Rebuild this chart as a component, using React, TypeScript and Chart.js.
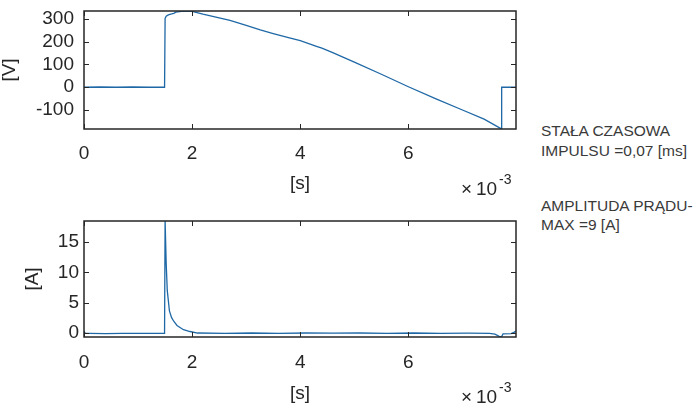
import React, { useEffect, useRef } from "react";
import { Chart, registerables } from "chart.js";

Chart.register(...registerables);

// ---- data (time in ms, displayed as [s] x 10^-3) ----
const timeV = [0, 0.3, 0.6, 0.9, 1.2, 1.49, 1.5, 1.52, 1.56, 1.62, 1.66, 1.7, 1.8, 1.9, 2.0, 2.2, 2.5, 2.7, 3.0, 3.26, 3.5, 3.8, 4.0, 4.3, 4.4, 4.6, 5.0, 5.5, 6.0, 6.5, 7.0, 7.4, 7.72, 7.725, 7.99];
const voltage = [0, 1, 0, 1, 0, 0, 302, 312, 318, 322, 325, 330, 333, 335, 333, 321, 305, 294, 272, 252, 236, 217, 205, 180, 172, 152, 110, 57, 2, -50, -100, -140, -183, 0, 0];

const timeI = [0, 0.02, 0.1, 0.4, 0.7, 1.0, 1.3, 1.49, 1.5, 1.52, 1.54, 1.58, 1.62, 1.66, 1.72, 1.84, 1.96, 2.1, 2.6, 3.1, 3.6, 4.1, 4.6, 5.1, 5.6, 6.1, 6.6, 7.1, 7.5, 7.6, 7.68, 7.72, 7.75, 7.9, 7.96, 7.99];
const current = [0.3, -0.1, -0.1, -0.15, -0.1, -0.12, -0.1, -0.1, 18.6, 11.5, 7, 3.6, 2.5, 1.9, 1.2, 0.5, 0.2, -0.05, -0.1, -0.05, -0.1, -0.05, -0.08, -0.05, -0.1, -0.05, -0.1, -0.08, -0.1, -0.25, -0.6, -0.7, -0.2, -0.15, 0.1, 0.3];

const xTicks = [0, 2, 4, 6];
const vTicks = [-100, 0, 100, 200, 300];
const iTicks = [0, 5, 10, 15];

const X_MIN = 0;
const X_MAX = 7.99;
const V_MIN = -183.5;
const V_MAX = 335;
const I_MIN = -0.71;
const I_MAX = 18.5;

const FONT = '"Liberation Sans", Arial, Helvetica, sans-serif';
const AXIS_COLOR = "#262626";
const LINE_COLOR = "#1f68a6";

type Cfg = {
  xs: number[];
  ys: number[];
  yMin: number;
  yMax: number;
  yTicks: number[];
  yTitle: string;
  yTickPad: number;
  yTitlePad: number;
  xHeight: number;
  xTickPad: number;
  xTitlePad: number;
  expBaseline: number;
};

function makeChart(canvas: HTMLCanvasElement, c: Cfg) {
  const boxPlugin = {
    id: "matlabBox",
    afterDatasetsDraw(chart: any) {
      const { ctx, chartArea } = chart;
      const { left, right, top, bottom } = chartArea;
      const xs = chart.scales.x;
      const ys = chart.scales.y;
      ctx.save();
      ctx.strokeStyle = AXIS_COLOR;
      ctx.lineWidth = 1.5;
      ctx.strokeRect(left, top, right - left, bottom - top);
      ctx.lineWidth = 1;
      const tl = 5;
      ctx.beginPath();
      xs.ticks.forEach((t: any) => {
        const px = Math.round(xs.getPixelForValue(t.value)) + 0.5;
        ctx.moveTo(px, bottom);
        ctx.lineTo(px, bottom - tl);
        ctx.moveTo(px, top);
        ctx.lineTo(px, top + tl);
      });
      ys.ticks.forEach((t: any) => {
        const py = Math.round(ys.getPixelForValue(t.value)) + 0.5;
        ctx.moveTo(left, py);
        ctx.lineTo(left + tl, py);
        ctx.moveTo(right, py);
        ctx.lineTo(right - tl, py);
      });
      ctx.stroke();
      // exponent label
      ctx.fillStyle = AXIS_COLOR;
      ctx.textAlign = "left";
      ctx.textBaseline = "alphabetic";
      ctx.font = `19px ${FONT}`;
      ctx.fillText("\u00d7", 461, c.expBaseline);
      ctx.fillText("10", 476, c.expBaseline);
      ctx.font = `14px ${FONT}`;
      ctx.fillText("-3", 499, c.expBaseline - 11);
      ctx.restore();
    },
  };

  return new Chart(canvas, {
    type: "line",
    data: {
      datasets: [
        {
          data: c.xs.map((x, i) => ({ x, y: c.ys[i] })),
          borderColor: LINE_COLOR,
          borderWidth: 1.3,
          pointRadius: 0,
          tension: 0,
          fill: false,
        },
      ],
    },
    options: {
      responsive: false,
      animation: false,
      events: [],
      devicePixelRatio: 1,
      layout: { padding: { left: 0, top: 11, right: 14, bottom: 0 } },
      plugins: { legend: { display: false }, tooltip: { enabled: false } },
      scales: {
        x: {
          type: "linear",
          min: X_MIN,
          max: X_MAX,
          afterBuildTicks: (s: any) => {
            s.ticks = xTicks.map((v) => ({ value: v }));
          },
          afterFit: (s: any) => {
            s.height = c.xHeight;
            s.paddingLeft = 0;
            s.paddingRight = 0;
          },
          grid: { display: false, drawTicks: false },
          border: { display: false },
          ticks: {
            color: AXIS_COLOR,
            font: { family: FONT, size: 19, lineHeight: 1.2 },
            padding: c.xTickPad,
            maxRotation: 0,
            autoSkip: false,
            callback: (v: any) => String(v),
          },
          title: {
            display: true,
            text: "[s]",
            color: AXIS_COLOR,
            font: { family: FONT, size: 19, lineHeight: 1.2 },
            padding: { top: 0, bottom: c.xTitlePad },
          },
        },
        y: {
          type: "linear",
          min: c.yMin,
          max: c.yMax,
          afterBuildTicks: (s: any) => {
            s.ticks = c.yTicks.map((v) => ({ value: v }));
          },
          afterFit: (s: any) => {
            s.width = 84;
            s.paddingTop = 0;
            s.paddingBottom = 0;
          },
          grid: { display: false, drawTicks: false },
          border: { display: false },
          ticks: {
            color: AXIS_COLOR,
            font: { family: FONT, size: 19, lineHeight: 1.2 },
            padding: c.yTickPad,
            autoSkip: false,
            callback: (v: any) => String(v),
          },
          title: {
            display: true,
            text: c.yTitle,
            color: AXIS_COLOR,
            font: { family: FONT, size: 19, lineHeight: 1 },
            padding: { top: c.yTitlePad, bottom: 0 },
          },
        },
      },
    },
    plugins: [boxPlugin],
  } as any);
}

export default function App() {
  const topRef = useRef<HTMLCanvasElement>(null);
  const botRef = useRef<HTMLCanvasElement>(null);

  useEffect(() => {
    const c1 = makeChart(topRef.current!, {
      xs: timeV,
      ys: voltage,
      yMin: V_MIN,
      yMax: V_MAX,
      yTicks: vTicks,
      yTitle: "[V]",
      yTickPad: 10,
      yTitlePad: 0,
      xHeight: 205 - 129,
      xTickPad: 13,
      xTitlePad: 10,
      expBaseline: 195,
    });
    const c2 = makeChart(botRef.current!, {
      xs: timeI,
      ys: current,
      yMin: I_MIN,
      yMax: I_MAX,
      yTicks: iTicks,
      yTitle: "[A]",
      yTickPad: 5,
      yTitlePad: 23,
      xHeight: 208 - (337 - 210),
      xTickPad: 14,
      xTitlePad: 13,
      expBaseline: 193,
    });
    return () => {
      c1.destroy();
      c2.destroy();
    };
  }, []);

  const noteStyle: React.CSSProperties = {
    position: "absolute",
    left: 541,
    fontFamily: FONT,
    fontSize: 15.5,
    lineHeight: "15px",
    color: "#3a3a3a",
    whiteSpace: "nowrap",
  };

  return (
    <div
      style={{
        position: "absolute",
        left: 0,
        top: 0,
        width: 700,
        height: 418,
        background: "#fff",
        overflow: "hidden",
      }}
    >
      <canvas ref={topRef} width={530} height={205} style={{ position: "absolute", left: 0, top: 0 }} />
      <canvas ref={botRef} width={530} height={208} style={{ position: "absolute", left: 0, top: 210 }} />
      <div style={{ ...noteStyle, top: 123 }}>STAŁA CZASOWA</div>
      <div style={{ ...noteStyle, top: 143 }}>IMPULSU =0,07 [ms]</div>
      <div style={{ ...noteStyle, top: 198 }}>AMPLITUDA PRĄDU-</div>
      <div style={{ ...noteStyle, top: 217 }}>MAX =9 [A]</div>
    </div>
  );
}
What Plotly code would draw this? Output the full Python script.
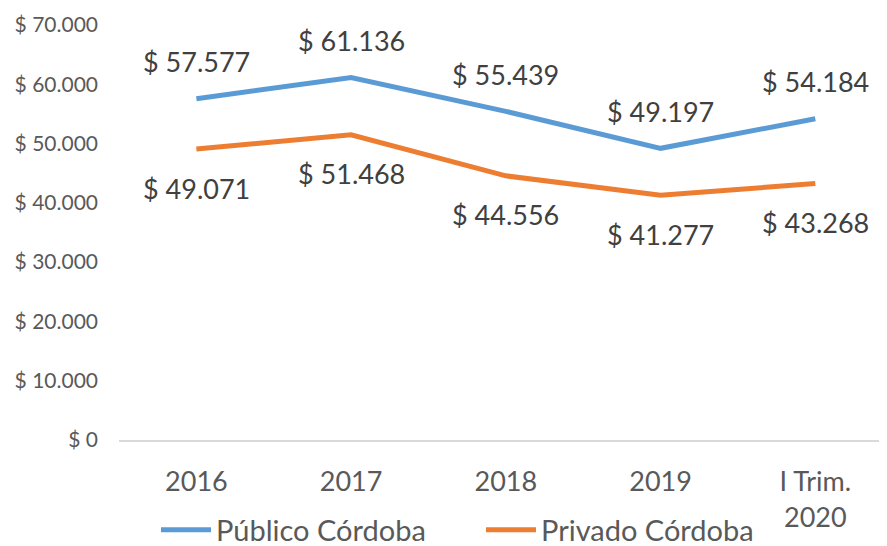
import plotly.graph_objects as go

categories = ["2016", "2017", "2018", "2019", "I Trim.<br>2020"]
publico = [57577, 61136, 55439, 49197, 54184]
privado = [49071, 51468, 44556, 41277, 43268]
publico_labels = ["$ 57.577", "$ 61.136", "$ 55.439", "$ 49.197", "$ 54.184"]
privado_labels = ["$ 49.071", "$ 51.468", "$ 44.556", "$ 41.277", "$ 43.268"]
y_ticks = [0, 10000, 20000, 30000, 40000, 50000, 60000, 70000]
y_ticktext = ["$ 0", "$ 10.000", "$ 20.000", "$ 30.000", "$ 40.000", "$ 50.000", "$ 60.000", "$ 70.000"]

BLUE = "#5B9BD5"
ORANGE = "#ED7D31"
FONT = "Lato"

fig = go.Figure()
fig.add_trace(go.Scatter(x=categories, y=publico, mode="lines", name="Público Córdoba",
                         line=dict(color=BLUE, width=5)))
fig.add_trace(go.Scatter(x=categories, y=privado, mode="lines", name="Privado Córdoba",
                         line=dict(color=ORANGE, width=5)))

for i, (v, t) in enumerate(zip(publico, publico_labels)):
    fig.add_annotation(x=i, y=v, text=t, showarrow=False, yshift=37,
                       font=dict(family=FONT, size=27, color="#404040"))
for i, (v, t) in enumerate(zip(privado, privado_labels)):
    fig.add_annotation(x=i, y=v, text=t, showarrow=False, yshift=-39,
                       font=dict(family=FONT, size=27, color="#404040"))

fig.update_layout(
    width=887, height=546,
    margin=dict(l=111, r=0, t=17, b=114),
    paper_bgcolor="white", plot_bgcolor="white",
    font=dict(family=FONT, color="#595959"),
    showlegend=True,
    legend=dict(orientation="h", xref="container", yref="container",
                x=148 / 887, xanchor="left", y=0.044, yanchor="middle",
                font=dict(family=FONT, size=29, color="#595959"),
                itemwidth=50, entrywidth=260, bgcolor="rgba(0,0,0,0)"),
    xaxis=dict(type="category", range=[-0.5, 4.515], showgrid=False,
               showline=True, linecolor="#D9D9D9", linewidth=2,
               ticks="", tickfont=dict(family=FONT, size=27, color="#595959"),
               ticklabelstandoff=17, zeroline=False, automargin=False),
    yaxis=dict(range=[0, 70000], tickvals=y_ticks, ticktext=y_ticktext,
               showgrid=False, zeroline=False, showline=False, ticks="",
               tickfont=dict(family=FONT, size=21, color="#595959"),
               ticklabelstandoff=20, automargin=False),
)

fig.write_html("out.html")
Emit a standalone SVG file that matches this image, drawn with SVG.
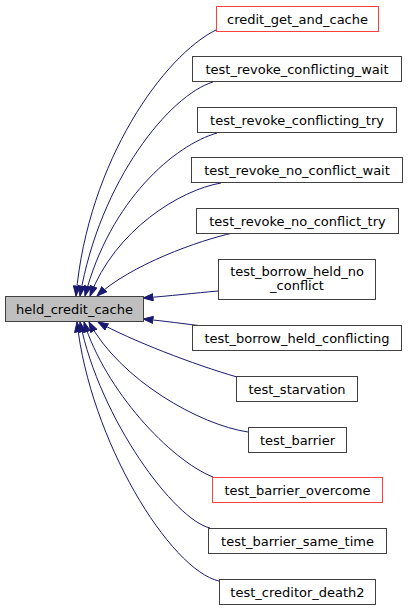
<svg xmlns="http://www.w3.org/2000/svg" width="408" height="611" viewBox="0 0 408 611">
<style>
.n rect{fill:#ffffff;stroke:#404040;stroke-width:1}
.n.red rect{stroke:#ff4040}
.n.main rect{fill:#bfbfbf}
.n text{font-family:"DejaVu Sans",sans-serif;font-size:13px;fill:#000;text-anchor:middle}
.e path{fill:none;stroke:#191970;stroke-width:1;marker-end:url(#ah)}
</style>
<defs>
<marker id="ah" viewBox="0 0 11 8" refX="10.5" refY="4" markerWidth="11" markerHeight="8" markerUnits="userSpaceOnUse" orient="auto">
<path d="M0.5,0.5 L10.5,4 L0.5,7.5 Z" fill="#191970" stroke="#191970" stroke-width="1"/>
</marker>
</defs>
<g id="edges" class="e">
<path d="M216,30 C165,55 88,160 76,296"/>
<path d="M213,82 C170,95 100,180 80,296"/>
<path d="M217,133 C175,145 110,200 85,296"/>
<path d="M221,183 C180,190 115,230 90,296"/>
<path d="M233,233 C200,240 130,265 97,296"/>
<path d="M218,291 C195,293 170,296 143,298"/>
<path d="M203,326 C185,324 165,321 143,319"/>
<path d="M237,377 C195,365 130,340 98,322"/>
<path d="M248,432 C200,425 120,380 89,322"/>
<path d="M213,477 C170,460 105,390 84,322"/>
<path d="M210,528 C175,520 100,420 80,322"/>
<path d="M219,581 C170,570 90,440 77,322"/>
</g>
<g id="held_credit_cache" class="n main"><rect x="5.5" y="296.5" width="138" height="25"/><text x="74.5" y="313.5">held_credit_cache</text></g>
<g id="credit_get_and_cache" class="n red"><rect x="216.5" y="6.5" width="162" height="25"/><text x="297.5" y="23.5">credit_get_and_cache</text></g>
<g id="test_revoke_conflicting_wait" class="n"><rect x="192.5" y="56.5" width="209" height="25"/><text x="297" y="73.5">test_revoke_conflicting_wait</text></g>
<g id="test_revoke_conflicting_try" class="n"><rect x="197.5" y="107.5" width="199" height="25"/><text x="297" y="124.5">test_revoke_conflicting_try</text></g>
<g id="test_revoke_no_conflict_wait" class="n"><rect x="191.5" y="157.5" width="211" height="25"/><text x="297" y="174.5">test_revoke_no_conflict_wait</text></g>
<g id="test_revoke_no_conflict_try" class="n"><rect x="196.5" y="208.5" width="202" height="25"/><text x="297.5" y="225.5">test_revoke_no_conflict_try</text></g>
<g id="test_borrow_held_no_conflict" class="n"><rect x="218.5" y="259.5" width="157" height="40"/><text x="297" y="275.5">test_borrow_held_no</text><text x="297" y="290">_conflict</text></g>
<g id="test_borrow_held_conflicting" class="n"><rect x="192.5" y="325.5" width="209" height="25"/><text x="297" y="342.5">test_borrow_held_conflicting</text></g>
<g id="test_starvation" class="n"><rect x="236.5" y="376.5" width="121" height="25"/><text x="297" y="393.5">test_starvation</text></g>
<g id="test_barrier" class="n"><rect x="248.5" y="427.5" width="98" height="25"/><text x="297.5" y="444.5">test_barrier</text></g>
<g id="test_barrier_overcome" class="n red"><rect x="212.5" y="477.5" width="170" height="25"/><text x="297.5" y="494.5">test_barrier_overcome</text></g>
<g id="test_barrier_same_time" class="n"><rect x="208.5" y="528.5" width="178" height="25"/><text x="297.5" y="545.5">test_barrier_same_time</text></g>
<g id="test_creditor_death2" class="n"><rect x="219.5" y="579.5" width="156" height="25"/><text x="297.5" y="596.5">test_creditor_death2</text></g>
</svg>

....................

- **What you are asked to do**
Without the pictures, write out exactly the lines from the one that has "What Plotly code" down to the one that has "line=dict(color=ORANGE, width=5)))", both included.

- **Written reply**
What Plotly code would draw this? Output the full Python script.
import plotly.graph_objects as go

categories = ["2016", "2017", "2018", "2019", "I Trim.<br>2020"]
publico = [57577, 61136, 55439, 49197, 54184]
privado = [49071, 51468, 44556, 41277, 43268]
publico_labels = ["$ 57.577", "$ 61.136", "$ 55.439", "$ 49.197", "$ 54.184"]
privado_labels = ["$ 49.071", "$ 51.468", "$ 44.556", "$ 41.277", "$ 43.268"]
y_ticks = [0, 10000, 20000, 30000, 40000, 50000, 60000, 70000]
y_ticktext = ["$ 0", "$ 10.000", "$ 20.000", "$ 30.000", "$ 40.000", "$ 50.000", "$ 60.000", "$ 70.000"]

BLUE = "#5B9BD5"
ORANGE = "#ED7D31"
FONT = "Lato"

fig = go.Figure()
fig.add_trace(go.Scatter(x=categories, y=publico, mode="lines", name="Público Córdoba",
                         line=dict(color=BLUE, width=5)))
fig.add_trace(go.Scatter(x=categories, y=privado, mode="lines", name="Privado Córdoba",
                         line=dict(color=ORANGE, width=5)))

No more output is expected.